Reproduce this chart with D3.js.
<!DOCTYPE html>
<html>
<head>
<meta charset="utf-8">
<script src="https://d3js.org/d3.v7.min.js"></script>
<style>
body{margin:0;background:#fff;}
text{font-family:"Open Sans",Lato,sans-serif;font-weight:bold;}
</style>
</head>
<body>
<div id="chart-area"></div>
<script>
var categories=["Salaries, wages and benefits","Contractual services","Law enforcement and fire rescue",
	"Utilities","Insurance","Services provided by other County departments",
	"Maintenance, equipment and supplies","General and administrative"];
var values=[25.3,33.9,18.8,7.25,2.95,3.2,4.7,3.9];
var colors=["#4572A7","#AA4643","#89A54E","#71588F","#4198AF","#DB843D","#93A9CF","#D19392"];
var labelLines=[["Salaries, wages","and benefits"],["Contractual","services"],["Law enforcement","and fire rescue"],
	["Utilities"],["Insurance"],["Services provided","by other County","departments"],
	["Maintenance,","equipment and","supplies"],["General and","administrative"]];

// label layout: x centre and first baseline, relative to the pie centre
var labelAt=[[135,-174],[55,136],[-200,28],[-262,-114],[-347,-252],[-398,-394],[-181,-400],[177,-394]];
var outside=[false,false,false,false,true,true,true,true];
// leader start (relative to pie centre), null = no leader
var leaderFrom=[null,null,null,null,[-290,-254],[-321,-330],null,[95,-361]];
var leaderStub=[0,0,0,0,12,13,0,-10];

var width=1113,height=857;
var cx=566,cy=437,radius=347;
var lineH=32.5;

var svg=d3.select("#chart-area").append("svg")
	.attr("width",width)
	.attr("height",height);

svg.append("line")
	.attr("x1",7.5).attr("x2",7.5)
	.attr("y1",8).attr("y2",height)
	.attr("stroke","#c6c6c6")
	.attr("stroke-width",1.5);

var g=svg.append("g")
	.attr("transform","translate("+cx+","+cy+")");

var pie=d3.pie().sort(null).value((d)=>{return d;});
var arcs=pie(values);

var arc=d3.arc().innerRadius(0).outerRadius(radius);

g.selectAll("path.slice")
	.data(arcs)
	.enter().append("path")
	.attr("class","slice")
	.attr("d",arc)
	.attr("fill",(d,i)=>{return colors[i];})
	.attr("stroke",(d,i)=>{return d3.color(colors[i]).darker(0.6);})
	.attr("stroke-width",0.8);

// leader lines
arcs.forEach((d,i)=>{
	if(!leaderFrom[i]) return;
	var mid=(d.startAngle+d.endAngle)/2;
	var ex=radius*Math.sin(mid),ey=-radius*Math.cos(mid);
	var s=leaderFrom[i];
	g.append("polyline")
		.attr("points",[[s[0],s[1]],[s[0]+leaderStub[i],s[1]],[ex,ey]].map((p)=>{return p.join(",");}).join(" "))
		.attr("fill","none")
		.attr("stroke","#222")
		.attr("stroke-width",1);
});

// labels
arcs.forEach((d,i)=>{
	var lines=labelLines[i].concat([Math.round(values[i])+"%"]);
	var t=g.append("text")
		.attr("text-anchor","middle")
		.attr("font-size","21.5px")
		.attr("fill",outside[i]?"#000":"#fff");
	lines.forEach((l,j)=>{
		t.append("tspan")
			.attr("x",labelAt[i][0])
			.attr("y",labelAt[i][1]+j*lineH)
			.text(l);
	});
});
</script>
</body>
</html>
•••
» Work to do
Print again each line of the listing above, exactly as it appears.

» Result below
Reproduce this chart with D3.js.
<!DOCTYPE html>
<html>
<head>
<meta charset="utf-8">
<script src="https://d3js.org/d3.v7.min.js"></script>
<style>
body{margin:0;background:#fff;}
text{font-family:"Open Sans",Lato,sans-serif;font-weight:bold;}
</style>
</head>
<body>
<div id="chart-area"></div>
<script>
var categories=["Salaries, wages and benefits","Contractual services","Law enforcement and fire rescue",
	"Utilities","Insurance","Services provided by other County departments",
	"Maintenance, equipment and supplies","General and administrative"];
var values=[25.3,33.9,18.8,7.25,2.95,3.2,4.7,3.9];
var colors=["#4572A7","#AA4643","#89A54E","#71588F","#4198AF","#DB843D","#93A9CF","#D19392"];
var labelLines=[["Salaries, wages","and benefits"],["Contractual","services"],["Law enforcement","and fire rescue"],
	["Utilities"],["Insurance"],["Services provided","by other County","departments"],
	["Maintenance,","equipment and","supplies"],["General and","administrative"]];

// label layout: x centre and first baseline, relative to the pie centre
var labelAt=[[135,-174],[55,136],[-200,28],[-262,-114],[-347,-252],[-398,-394],[-181,-400],[177,-394]];
var outside=[false,false,false,false,true,true,true,true];
// leader start (relative to pie centre), null = no leader
var leaderFrom=[null,null,null,null,[-290,-254],[-321,-330],null,[95,-361]];
var leaderStub=[0,0,0,0,12,13,0,-10];

var width=1113,height=857;
var cx=566,cy=437,radius=347;
var lineH=32.5;

var svg=d3.select("#chart-area").append("svg")
	.attr("width",width)
	.attr("height",height);

svg.append("line")
	.attr("x1",7.5).attr("x2",7.5)
	.attr("y1",8).attr("y2",height)
	.attr("stroke","#c6c6c6")
	.attr("stroke-width",1.5);

var g=svg.append("g")
	.attr("transform","translate("+cx+","+cy+")");

var pie=d3.pie().sort(null).value((d)=>{return d;});
var arcs=pie(values);

var arc=d3.arc().innerRadius(0).outerRadius(radius);

g.selectAll("path.slice")
	.data(arcs)
	.enter().append("path")
	.attr("class","slice")
	.attr("d",arc)
	.attr("fill",(d,i)=>{return colors[i];})
	.attr("stroke",(d,i)=>{return d3.color(colors[i]).darker(0.6);})
	.attr("stroke-width",0.8);

// leader lines
arcs.forEach((d,i)=>{
	if(!leaderFrom[i]) return;
	var mid=(d.startAngle+d.endAngle)/2;
	var ex=radius*Math.sin(mid),ey=-radius*Math.cos(mid);
	var s=leaderFrom[i];
	g.append("polyline")
		.attr("points",[[s[0],s[1]],[s[0]+leaderStub[i],s[1]],[ex,ey]].map((p)=>{return p.join(",");}).join(" "))
		.attr("fill","none")
		.attr("stroke","#222")
		.attr("stroke-width",1);
});

// labels
arcs.forEach((d,i)=>{
	var lines=labelLines[i].concat([Math.round(values[i])+"%"]);
	var t=g.append("text")
		.attr("text-anchor","middle")
		.attr("font-size","21.5px")
		.attr("fill",outside[i]?"#000":"#fff");
	lines.forEach((l,j)=>{
		t.append("tspan")
			.attr("x",labelAt[i][0])
			.attr("y",labelAt[i][1]+j*lineH)
			.text(l);
	});
});
</script>
</body>
</html>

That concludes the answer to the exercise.